De cabelos raspados, já se desvencilhando do terno azul-marinho de ombros largos, Miguel Falabella descansa do personagem. “Ai, que frio na cabeça”, brinca, sobre a falta das madeixas loiras, que ele experimenta pela primeira vez. O couro cabeludo liso é parte do visual de Oliver Warbucks, personagem do musical “Annie”, que agora chega a São Paulo, no Teatro Santander, em montagem dirigida por Falabella.
Há algum tempo ele almeja encenar aqui o espetáculo, que assistiu pela primeira vez em Londres, na juventude.
Tinha ideia de fazer de Annie, a garotinha que foge do orfanato por acreditar que seus pais ainda estejam vivos, uma menina de rua, com ares brasileiros. Também pensava em usar nos cenários e nos figurinos uma padronagem criada pelo grafiteiro Kobra.
Mas não teve autorização dos detentores dos direitos do musical para fazer adaptações. “Queria fazer um ‘Annie’ mais lúdico, menos americano, mas não pude. Eles exigem um padrão”, diz Falabella, que costuma colocar elementos nacionais em suas versões de clássicos estrangeiros.
Em “O Homem de La Mancha”, musical sobre Miguel de Cervantes e seu “Dom Quixote”, o diretor remeteu à loucura utilizando-se da obra de Arthur Bispo do Rosário, que sofria de esquizofrenia.
Agora, diz ele, faz uma encenação mais enrijecida, “um clássico de maneira clássica, sem transgressões”. “Isso [transgredir] é que me dá tesão. Estou velho demais para ser copista. Uma coisa eu já resolvi, quando não puder ser diferente, não faço mais.”
Mas Falabella tem uma relação afetiva com o musical e com as suas canções. E, assim como o seu personagem, derrete-se por Annie.
Warbucks é o clichê do sonho americano, um homem de origem pobre que se fez bilionário. Rígido, acaba amolecido pela garotinha órfã.
Também reflete a política e a economia americana dos anos 1930, em especial a visão de direita do quadrinista Harold Gray, criador da história, publicada nas tirinhas “Little Orphan Annie” no nova-iorquino Daily News.
ADAPTAÇÃO
A adaptação musical estreou na Broadway em 1977, com música e letras de Charles Strouse e Martin Charnin (como “Tomorrow”, a mais famosa) e libreto de Thomas Meehan. Logo se tornou um dos maiores “family entertainment” (peças para adultos e crianças) do mercado de musicais e gerou a primeira adaptação ao cinema em 1982.

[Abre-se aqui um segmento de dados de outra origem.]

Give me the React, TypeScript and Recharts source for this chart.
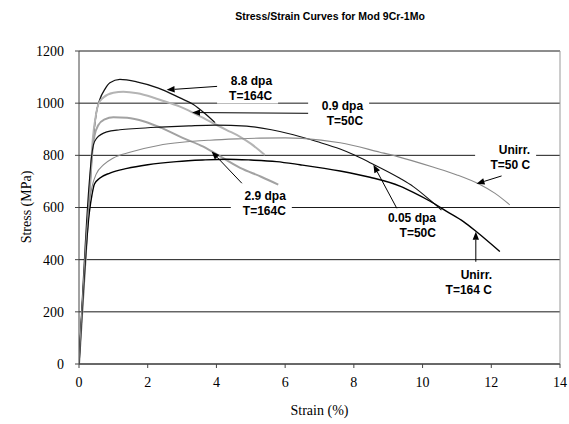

A atriz Ingrid Guimarães foi uma das fisgadas pelo fenômeno. Quando criança, era viciada no musical e diz ter visto a versão em filme 128 vezes.
“Eu comecei a fazer teatro [encenando ‘Annie’] na escola, no churrasco da minha casa, nas festinhas, minhas irmãs faziam as outras personagens, minhas tias viram 20 vezes”, relembra a atriz.
Não à toa, é com “Annie” que ela faz seu primeiro musical. Ingrid dá corpo à senhora Hannigan, à frente do orfanato onde vive a protagonista -aqui interpretada por três atrizes mirins, Luiza Gattai, Maria Clara Fernandes de Rosis e Sienna Belle Pontes Vicente, que se revezam nas sessões.
Um tanto desvairada, Hannigan é geralmente interpretada por comediantes, como Ingrid, que leva humor ao jeito grosseiro como sua personagem cuida das garotinhas.
A atriz, que nunca tinha cantado em cena e precisaria deixar a família no Rio para a temporada do musical, hesitou em aceitar o convite. “Mas minha filha falou: ‘Mãe, é o seu sonho’. É, é o meu sonho. Quer dizer, meu sonho na verdade era fazer a Annie, mas eu não tenho mais idade.”